Who's responsible for that actual quote in the first post is interesting. As BobC said the idea or theory that quote tries to encapsulate began on this website a few years ago as I was trying of figure out if there was some score-based barometer of testing the effective strategic or multi-optional quality of golf holes.
It seemed to me the wider the scoring spectrum over a certain amount of time on a particular golf hole indicated a higher degree of interest of the hole due to truly effective multi-optional strategies. The whole idea began to occur to me from the inverse--eg a narrow scoring spectrum over time indicated some real lack of strategic or multi-optional effectiveness and therefore lack of interest within the golf hole.
This wasn't something that just came to me out of the blue. It came to me over a period of time on one of the holes of my own course that had devolved over the years into one where the play of the hole (for most everyone) became very one-dimensional---in other words everyone seemed to be playing it their own same way day after day.
Then through research I found out that this particular hole had been redesigned by Perry Maxwell in the 1930s to mimic the shot values or "strategic concept" of ANGC's great "go-no go" short par 5 #13!.
But for reasons of simple neglect and misunderstanding of the strategic makeup of the hole most all its multi-optional strategies had been shut down to almost total non-function so the hole basically had to be played one-dimensionally day after day by most everyone. To me, anyway, this created a situation over time were the scoring spectrum became really narrow and the hole just became boring in my mind.

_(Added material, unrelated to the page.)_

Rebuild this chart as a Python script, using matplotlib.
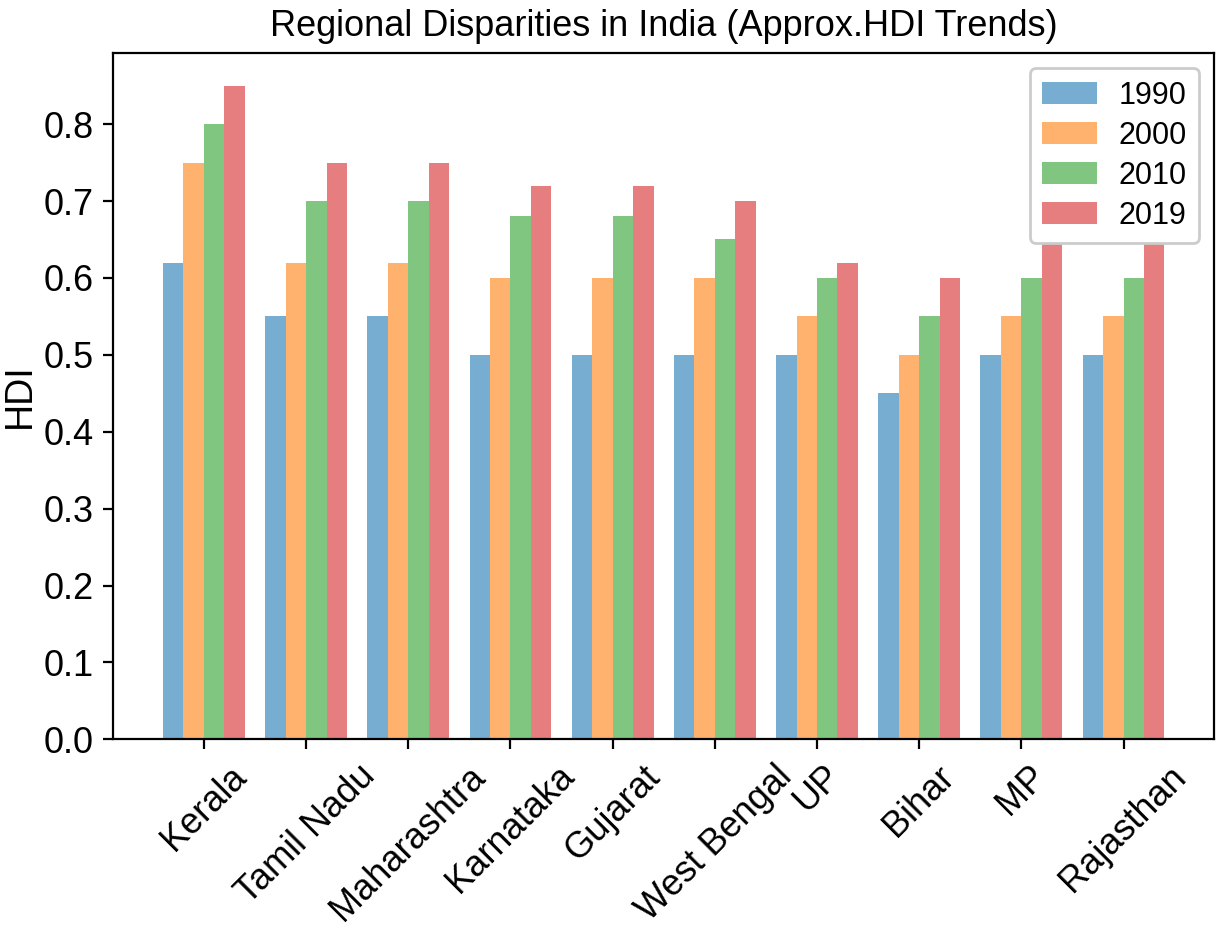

When we looked at Maxwell's "concept copy" of ANGC's #13 and what had happened to shut down some of the multi-options over the years we fixed it and, BOOM, the next year the hole was back to multi-dimensional in its effective strategies and its "scoring spectrum" dramatically widened to more eagles and birdies but also more bogies and "others".
So to me that was proof of the theory of the "scoring spectrum" as a barometer for the quality of a golf hole as to its effective multi-optional strategies and diverse temptations in function and in play.
Bob Crosby picked up on that and created a mathematical or statistical model to test the theory on certain holes and it seemed to match or reflect their perceived quality, or lack of it.
So then BobC did that calender and he asked me to submit a quote to encapsulate this "scoring spectrum" idea. Of course, being me, I completely exceeded the word limit for the calender so the actual wording of that quote is much more Bob Crosby's than mine. But the idea is the same.